From the listing below, pull out all lines with "draw" in them.
## begin
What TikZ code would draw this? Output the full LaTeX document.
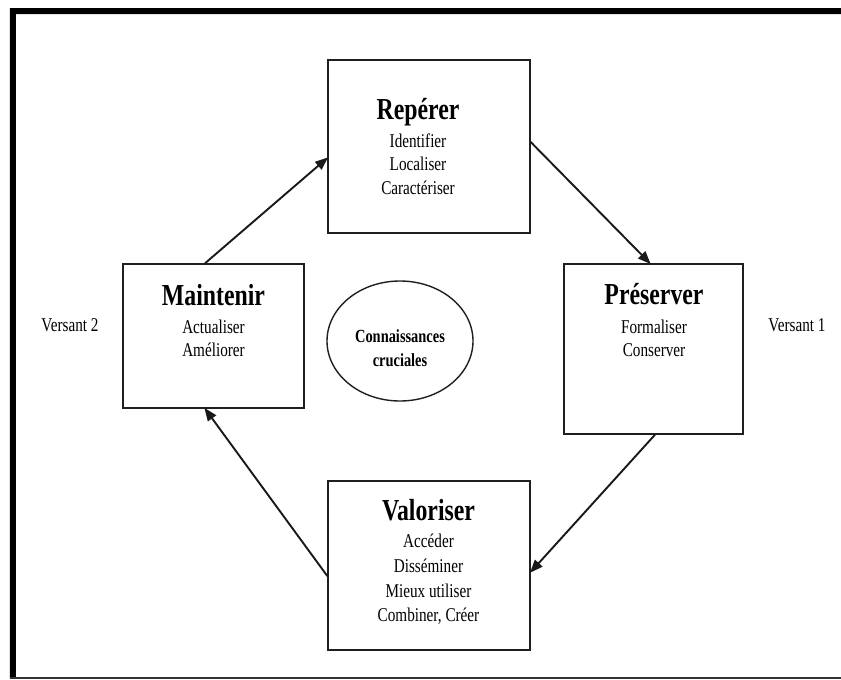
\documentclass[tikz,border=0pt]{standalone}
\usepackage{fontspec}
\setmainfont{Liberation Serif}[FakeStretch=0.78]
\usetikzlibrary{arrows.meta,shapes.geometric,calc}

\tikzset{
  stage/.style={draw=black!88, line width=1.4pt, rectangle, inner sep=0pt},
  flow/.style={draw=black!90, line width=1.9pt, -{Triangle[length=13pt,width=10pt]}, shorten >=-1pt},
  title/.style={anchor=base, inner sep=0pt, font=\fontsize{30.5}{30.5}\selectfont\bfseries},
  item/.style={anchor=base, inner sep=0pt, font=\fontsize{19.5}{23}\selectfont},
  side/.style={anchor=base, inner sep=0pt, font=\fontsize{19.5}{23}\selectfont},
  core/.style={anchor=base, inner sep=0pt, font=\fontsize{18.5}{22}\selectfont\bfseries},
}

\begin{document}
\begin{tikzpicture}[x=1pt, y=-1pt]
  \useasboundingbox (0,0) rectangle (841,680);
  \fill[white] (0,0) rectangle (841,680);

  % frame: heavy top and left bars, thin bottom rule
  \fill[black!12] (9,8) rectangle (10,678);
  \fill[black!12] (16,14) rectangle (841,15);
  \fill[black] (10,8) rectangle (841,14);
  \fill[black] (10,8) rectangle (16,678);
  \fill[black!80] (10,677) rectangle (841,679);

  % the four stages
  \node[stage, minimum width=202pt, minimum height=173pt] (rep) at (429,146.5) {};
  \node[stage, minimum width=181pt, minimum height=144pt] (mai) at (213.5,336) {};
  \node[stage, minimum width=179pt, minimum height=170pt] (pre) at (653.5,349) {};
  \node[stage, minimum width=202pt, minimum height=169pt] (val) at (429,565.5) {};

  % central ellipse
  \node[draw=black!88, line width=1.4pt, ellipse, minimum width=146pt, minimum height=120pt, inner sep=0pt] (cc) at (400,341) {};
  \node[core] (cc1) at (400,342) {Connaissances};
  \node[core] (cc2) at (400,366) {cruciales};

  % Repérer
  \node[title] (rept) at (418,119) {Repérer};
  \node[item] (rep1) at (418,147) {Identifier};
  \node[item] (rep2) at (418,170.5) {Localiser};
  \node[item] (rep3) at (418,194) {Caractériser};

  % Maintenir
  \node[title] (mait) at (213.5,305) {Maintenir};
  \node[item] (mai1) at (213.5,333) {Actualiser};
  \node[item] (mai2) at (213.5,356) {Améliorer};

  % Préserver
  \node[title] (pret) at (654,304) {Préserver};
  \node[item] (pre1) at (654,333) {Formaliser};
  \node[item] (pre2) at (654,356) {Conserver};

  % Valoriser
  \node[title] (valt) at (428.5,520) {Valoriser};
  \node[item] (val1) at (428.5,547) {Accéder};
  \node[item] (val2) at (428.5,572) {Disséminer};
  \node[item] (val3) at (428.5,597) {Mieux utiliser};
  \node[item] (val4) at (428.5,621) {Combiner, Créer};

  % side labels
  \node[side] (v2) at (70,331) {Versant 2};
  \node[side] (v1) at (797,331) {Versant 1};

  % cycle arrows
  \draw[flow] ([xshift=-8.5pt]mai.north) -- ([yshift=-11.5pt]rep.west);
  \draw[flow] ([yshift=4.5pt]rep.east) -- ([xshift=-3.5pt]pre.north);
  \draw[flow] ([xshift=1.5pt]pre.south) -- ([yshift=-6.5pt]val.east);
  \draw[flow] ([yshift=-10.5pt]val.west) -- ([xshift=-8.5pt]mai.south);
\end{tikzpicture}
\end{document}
## end
# [Finished task]
What TikZ code would draw this? Output the full LaTeX document.
  stage/.style={draw=black!88, line width=1.4pt, rectangle, inner sep=0pt},
  flow/.style={draw=black!90, line width=1.9pt, -{Triangle[length=13pt,width=10pt]}, shorten >=-1pt},
  \node[draw=black!88, line width=1.4pt, ellipse, minimum width=146pt, minimum height=120pt, inner sep=0pt] (cc) at (400,341) {};
  \draw[flow] ([xshift=-8.5pt]mai.north) -- ([yshift=-11.5pt]rep.west);
  \draw[flow] ([yshift=4.5pt]rep.east) -- ([xshift=-3.5pt]pre.north);
  \draw[flow] ([xshift=1.5pt]pre.south) -- ([yshift=-6.5pt]val.east);
  \draw[flow] ([yshift=-10.5pt]val.west) -- ([xshift=-8.5pt]mai.south);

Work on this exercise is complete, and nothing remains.